Thursday, December 20, 2007 03:04 PM

koshwin

Admittedly I wrote poorly in trying to be brief. It is certainly true that Emerson and the transcendentalists have had an impact on American thought. Unfortunately the American thought they influenced has been confined to a tiny minority of people. What I meant is that they had a tiny effect on Americanism. What most affected American character and personality was our frontier experience that made us the pragmatic, materialistic, individualistic folks we are known around the world to be. Emerson and the transcendentalists had nothing to do with that and I could argue would have actively opposed it.

Thursday, December 20, 2007 07:17 AM

Emerson Was the First Critic of the Me-First Generation

The self or individual of Emerson's writings on self-reliance and the like is not analogous, nor remotely synonymous, with the self, individual or me-me-me of 20th Century consumerism, feel-good pop-spiritualism or conservative boot-strap assholery. Miller seems to pick up on this when she writes how Transcendentalists were, if anything, uniformly concerned about "the materialistic, status-conscious ruthlessness of life under the reign of industrial capitalism." Why she deviates from this in the end by suggesting "Some of us have even managed to convince ourselves that individualism is the only viable route to social justice, sharing Emerson's faith in self-reliance as the consummate virtue," is beyond me. I know Emerson said "a foolish consistency is the hobgoblin of little minds," but here I think she misses the point.

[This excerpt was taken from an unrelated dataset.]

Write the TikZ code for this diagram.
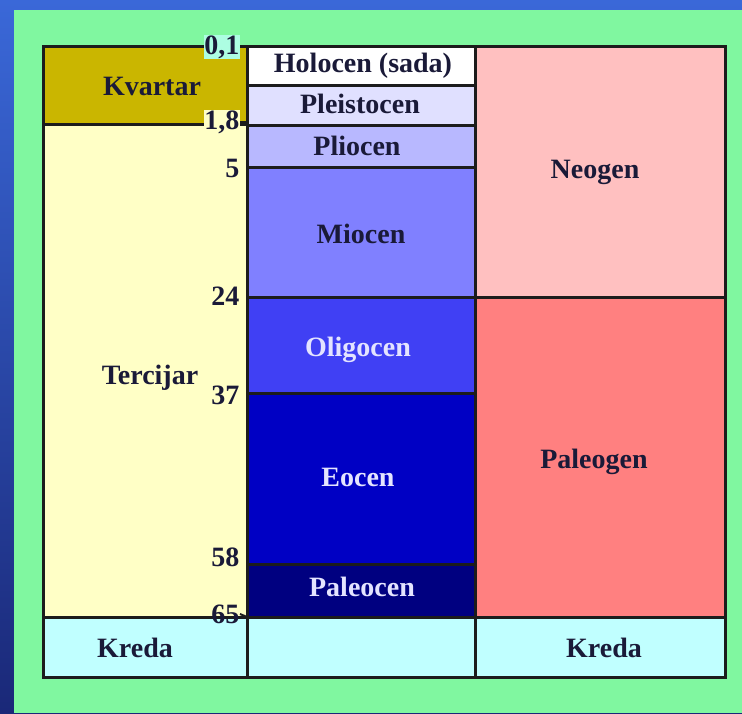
\documentclass[tikz,border=0pt]{standalone}
\usepackage{fontspec}
\setmainfont{Liberation Serif}
\definecolor{bgblue1}{HTML}{3A68D8}
\definecolor{bgblue2}{HTML}{1A2878}
\definecolor{bggreen}{HTML}{80F7A0}
\definecolor{ckvartar}{HTML}{CAB600}
\definecolor{ctercijar}{HTML}{FFFFC6}
\definecolor{ckreda}{HTML}{C0FFFF}
\definecolor{cholocen}{HTML}{FFFFFF}
\definecolor{cpleisto}{HTML}{E0E0FF}
\definecolor{cplio}{HTML}{B8B8FF}
\definecolor{cmio}{HTML}{8080FF}
\definecolor{coligo}{HTML}{4040F4}
\definecolor{ceo}{HTML}{0000C4}
\definecolor{cpaleo}{HTML}{000080}
\definecolor{cneogen}{HTML}{FFC0C0}
\definecolor{cpaleogen}{HTML}{FF8080}
\definecolor{cborder}{HTML}{1C1C1C}
\definecolor{ctext}{HTML}{1A1A38}
\definecolor{clighttext}{HTML}{E4E4FF}
\tikzset{
  cell/.style={draw=cborder, line width=3pt},
  lbl/.style={font=\fontsize{28}{31}\selectfont\bfseries, text=ctext, inner sep=0pt},
  wlbl/.style={lbl, text=clighttext},
  num/.style={font=\fontsize{28}{31}\selectfont\bfseries, text=ctext, inner sep=0.5pt, anchor=east},
}
\begin{document}
\begin{tikzpicture}[x=1pt,y=-1pt]
\useasboundingbox (0,0) rectangle (742,713);
\shade[top color=bgblue1, bottom color=bgblue2] (0,0) rectangle (742,713);
\fill[bggreen] (14,10) rectangle (742,713);
% left column
\filldraw[cell, fill=ckvartar] (43,46) rectangle (247,124);
\filldraw[cell, fill=ctercijar] (43,124) rectangle (247,617);
\filldraw[cell, fill=ckreda] (43,617) rectangle (247,677);
% middle column
\filldraw[cell, fill=cholocen] (247,46) rectangle (475,85);
\filldraw[cell, fill=cpleisto] (247,85) rectangle (475,125);
\filldraw[cell, fill=cplio] (247,125) rectangle (475,167);
\filldraw[cell, fill=cmio] (247,167) rectangle (475,297);
\filldraw[cell, fill=coligo] (247,297) rectangle (475,393);
\filldraw[cell, fill=ceo] (247,393) rectangle (475,564);
\filldraw[cell, fill=cpaleo] (247,564) rectangle (475,617);
\filldraw[cell, fill=ckreda] (247,617) rectangle (475,677);
% right column
\filldraw[cell, fill=cneogen] (475,46) rectangle (725,297);
\filldraw[cell, fill=cpaleogen] (475,297) rectangle (725,617);
\filldraw[cell, fill=ckreda] (475,617) rectangle (725,677);
% labels
\node[lbl] (kvartar) at (152,86) {Kvartar};
\node[lbl] (tercijar) at (150,378) {Tercijar};
\node[lbl] (kredaL) at (135,648) {Kreda};
\node[lbl] (holocen) at (363,66) {Holocen (sada)};
\node[lbl] (pleisto) at (360,104) {Pleistocen};
\node[lbl] (plio) at (357,146) {Pliocen};
\node[lbl] (mio) at (361,234) {Miocen};
\node[wlbl] (oligo) at (358,350) {Oligocen};
\node[wlbl] (eo) at (358,477) {Eocen};
\node[wlbl] (paleo) at (362,587) {Paleocen};
\node[lbl] (neogen) at (595,172) {Neogen};
\node[lbl] (paleogen) at (594,462) {Paleogen};
\node[lbl] (kredaR) at (604,648) {Kreda};
% age numbers
\node[num, fill=ckreda!70!bggreen] (n01) at (240,47) {0,1};
\node[num, fill=ctercijar] (n18) at (240,122) {1,8};
\node[num] (n5) at (240,168) {5};
\node[num] (n24) at (240,296) {24};
\node[num] (n37) at (240,395) {37};
\node[num] (n58) at (240,557) {58};
\node[num] (n65) at (240,614) {65};
\draw[cborder, line width=2pt] (n01.east) -- (247,47);
\draw[cborder, line width=2pt] (n18.east) -- (247,122);
\draw[cborder, line width=2pt] (n65.east) -- (247,617);
\end{tikzpicture}
\end{document}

Emerson is not easily digested as a pull 'em up by your bootstraps kind of libertarian-republican, though its a popular characterization. The influence of German Idealists, to whom we owe the intellectual foundations for Marxism and Socialism, should not be lightly regarded with Emerson, whose "Transcendentalism" takes itself as a descendent of Immanuel Kant's Transcendental Idealism. In this respect, Emerson has as a grand pillar of everything he said about taking care of one self an understanding of each individual's emergence from their own self-imposed immaturity (spiritually, intellectually, politically, culturally) as one that does not happen in a social vacuum. For Emerson though, social justice is naive if it alone is held up as the transforming ethos of a people. It is no wonder that in his time he was especially suspicious of activism in a time when people were still learning to be modern, to be members of advanced states and polities.

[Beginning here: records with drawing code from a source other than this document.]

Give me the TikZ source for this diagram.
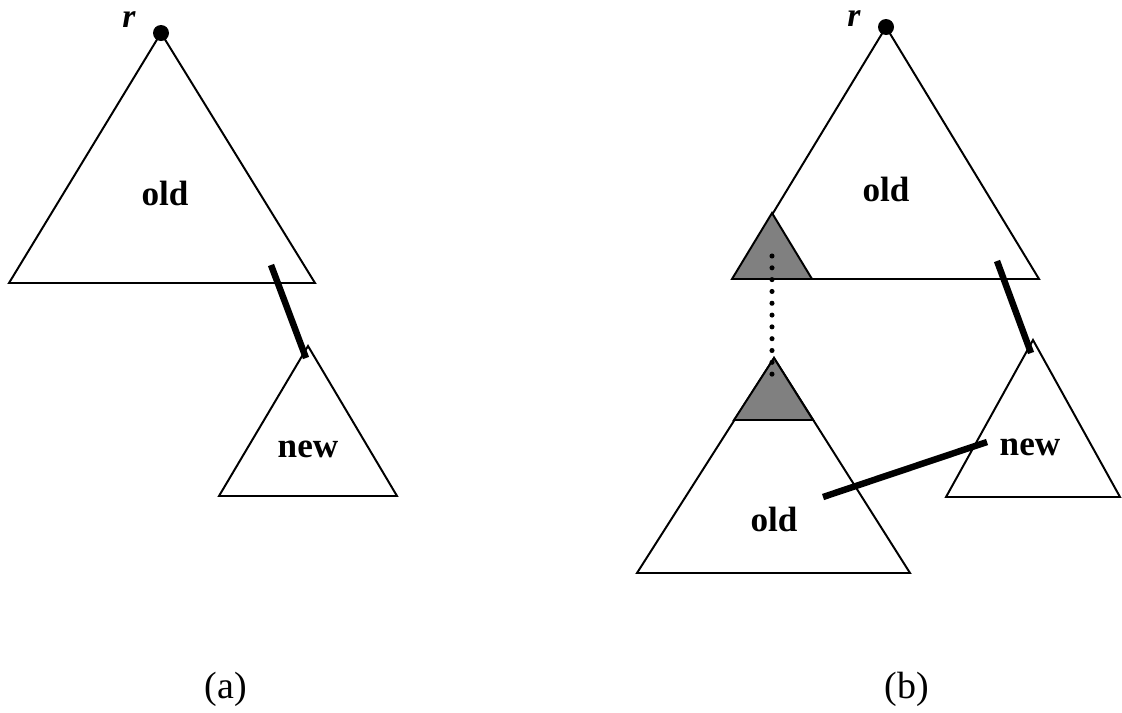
\documentclass[tikz,border=0pt]{standalone}
\usepackage{fontspec}
\setmainfont{Liberation Serif}
\usepackage{tikz}
\usetikzlibrary{positioning}

\tikzset{
  tree/.style={line width=1.4pt, line join=miter},
  shade/.style={tree, fill=black!50},
  link/.style={line width=4.6pt},
  lbl/.style={anchor=base, inner sep=0pt, font=\fontsize{25}{30}\selectfont\bfseries},
  rootlbl/.style={lbl, text height=0.5em, font=\fontsize{24}{28}\selectfont\bfseries\itshape},
  caption/.style={anchor=base, inner sep=0pt, font=\fontsize{27}{32}\selectfont}
}

\begin{document}
\begin{tikzpicture}[x=0.025cm, y=-0.025cm]
    \useasboundingbox (0,0) rectangle (1122,712);
    % (a)
    \coordinate (ra) at (161,33);
    \coordinate (na) at (308,346);
    \draw[tree] (ra) -- (9,283) -- (315,283) -- cycle;
    \draw[tree] (na) -- (219,496) -- (397,496) -- cycle;
    \fill (ra) circle (8);
    \node[rootlbl] (r1) at (129,27) {r};
    \node[lbl] (olda) at (165,205) {old};
    \node[lbl] (newa) at (308,457) {new};
    \coordinate (ta) at (271,265);
    \coordinate (ba) at (306,358);
    \draw[link] (ta) -- (ba);
    \node[caption] (capa) at (226,698) {(a)};
    % (b)
    \coordinate (rb) at (886,27);
    \coordinate (nb) at (1033,340);
    \coordinate (lb) at (774,358);
    \draw[tree] (rb) -- (733,279) -- (1039,279) -- cycle;
    \draw[shade] (772,213) -- (732,279) -- (812,279) -- cycle;
    \draw[tree] (lb) -- (637,573) -- (910,573) -- cycle;
    \draw[shade] (lb) -- (734,420) -- (813,420) -- cycle;
    \draw[tree] (nb) -- (946,497) -- (1120,497) -- cycle;
    \fill (rb) circle (8);
    \node[rootlbl] (r2) at (854,26) {r};
    \node[lbl] (oldb) at (886,201) {old};
    \node[lbl] (oldc) at (774,531) {old};
    \node[lbl] (newb) at (1030,455) {new};
    \draw[line width=3.6pt, line cap=round, dash pattern=on 0pt off 8.4pt]
      (772,256) -- (772,382);
    \coordinate (tb) at (997,261);
    \coordinate (bb) at (1031,353);
    \draw[link] (tb) -- (bb);
    \coordinate (lc) at (823,497);
    \coordinate (rc) at (987,442);
    \draw[link] (lc) -- (rc);
    \node[caption] (capb) at (907,698) {(b)};
\end{tikzpicture}
\end{document}
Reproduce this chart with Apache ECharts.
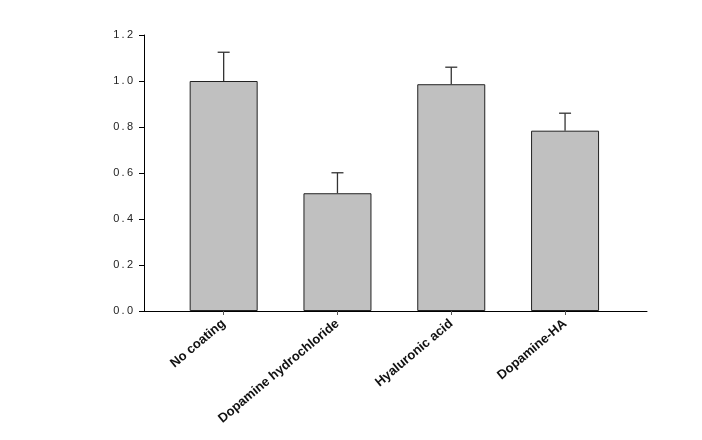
<!DOCTYPE html>
<html>
<head>
<meta charset="utf-8">
<script src="https://cdn.jsdelivr.net/npm/echarts@6/dist/echarts.min.js"></script>
<style>
html, body { margin: 0; padding: 0; background: #fff; }
#chart { width: 702px; height: 440px; }
</style>
</head>
<body>
<div id="chart"></div>
<script>
var categories = [ 'No coating', 'Dopamine hydrochloride', 'Hyaluronic acid', 'Dopamine-HA' ];
var means = [ 1.0, 0.512, 0.986, 0.784 ];
var errors = [ 0.125, 0.089, 0.074, 0.076 ];
var yTicks = [ 0, 0.2, 0.4, 0.6, 0.8, 1.0, 1.2 ];

var positions = categories.map(function(c, i) { return i; });

var barData = means.map(function(v, i) { return [ positions[i], v ]; });
var errData = means.map(function(v, i) { return [ positions[i], v, v + errors[i] ]; });

var graph = echarts.init(document.getElementById('chart'));

var option = {
	animation : false,
	grid : {
		left : 144,
		right : 55,
		top : 35,
		bottom : 129
	},
	xAxis : {
		type : 'value',
		min : -0.7,
		max : 3.72,
		splitLine : { show : false },
		axisLine : { onZero : false, lineStyle : { color : '#000', width : 1 } },
		axisTick : {
			show : true,
			customValues : positions,
			length : 4,
			inside : false,
			lineStyle : { color : '#555' }
		},
		axisLabel : {
			customValues : positions,
			rotate : 40,
			margin : 11,
			padding : [ 0, 0, 0, 0 ],
			fontFamily : 'Liberation Sans, Arial, sans-serif',
			fontWeight : 'bold',
			fontSize : 13,
			color : '#111',
			formatter : function(v) { return categories[Math.round(v)]; }
		}
	},
	yAxis : {
		type : 'value',
		min : 0,
		max : 1.2,
		interval : 0.2,
		splitLine : { show : false },
		axisLine : { show : true, onZero : false, lineStyle : { color : '#000', width : 1 } },
		axisTick : { show : true, length : 5, lineStyle : { color : '#000' } },
		axisLabel : {
			margin : 11,
			fontFamily : 'Liberation Sans, Arial, sans-serif',
			fontSize : 11,
			color : '#222',
			customValues : yTicks,
			formatter : function(v) { return v.toFixed(1).split('').join('\u2009'); }
		}
	},
	series : [ {
		type : 'bar',
		data : barData,
		barWidth : 68,
		itemStyle : {
			color : '#c0c0c0',
			borderColor : '#222',
			borderWidth : 1
		}
	}, {
		type : 'custom',
		data : errData,
		renderItem : function(params, api) {
			var x = api.value(0);
			var base = api.coord([ x, api.value(1) ]);
			var top = api.coord([ x, api.value(2) ]);
			var half = 6;
			var style = { stroke : '#333', lineWidth : 1.3 };
			return {
				type : 'group',
				children : [ {
					type : 'line',
					shape : { x1 : base[0], y1 : base[1], x2 : top[0], y2 : top[1] },
					style : style
				}, {
					type : 'line',
					shape : { x1 : top[0] - half, y1 : top[1], x2 : top[0] + half, y2 : top[1] },
					style : style
				} ]
			};
		},
		z : 3
	} ]
};

graph.setOption(option);
</script>
</body>
</html>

In an era that can actually reflect on its own immaturity with phrases like "Me-First Generation," rather than its coming out of that immaturity, it is ironic that anyone claim Emerson's distance from activism as an ancestor of today's so-called individualism. I say it is so-called because there is no individual of today's so-called individualism that is not subsumed by the -ism of it. Today's individualism, including counter-individualisms that claim to be more authentically individualistic than naive sub-urban individualism, are what Freddie Nietzsche derided as "herd-mentalities." They do not rely upon the self or individual, but the popular attitude that the individual comes before all else. The individual of individualism is despite its most resolute denials still dependent on the affirmation of something or someone, if not many things and many someones, outside of themselves. There is no individual to individualism, but a socially constructed shell in which everything else from outside is stuffed.

No, Emerson is not responsible for, much less supportive of the me-me-me attitude we all seem to agree is a problem. Emerson's self has no room for the me-me-me attitude, for its feel-good opulence, and in that its occasional feel-good activism.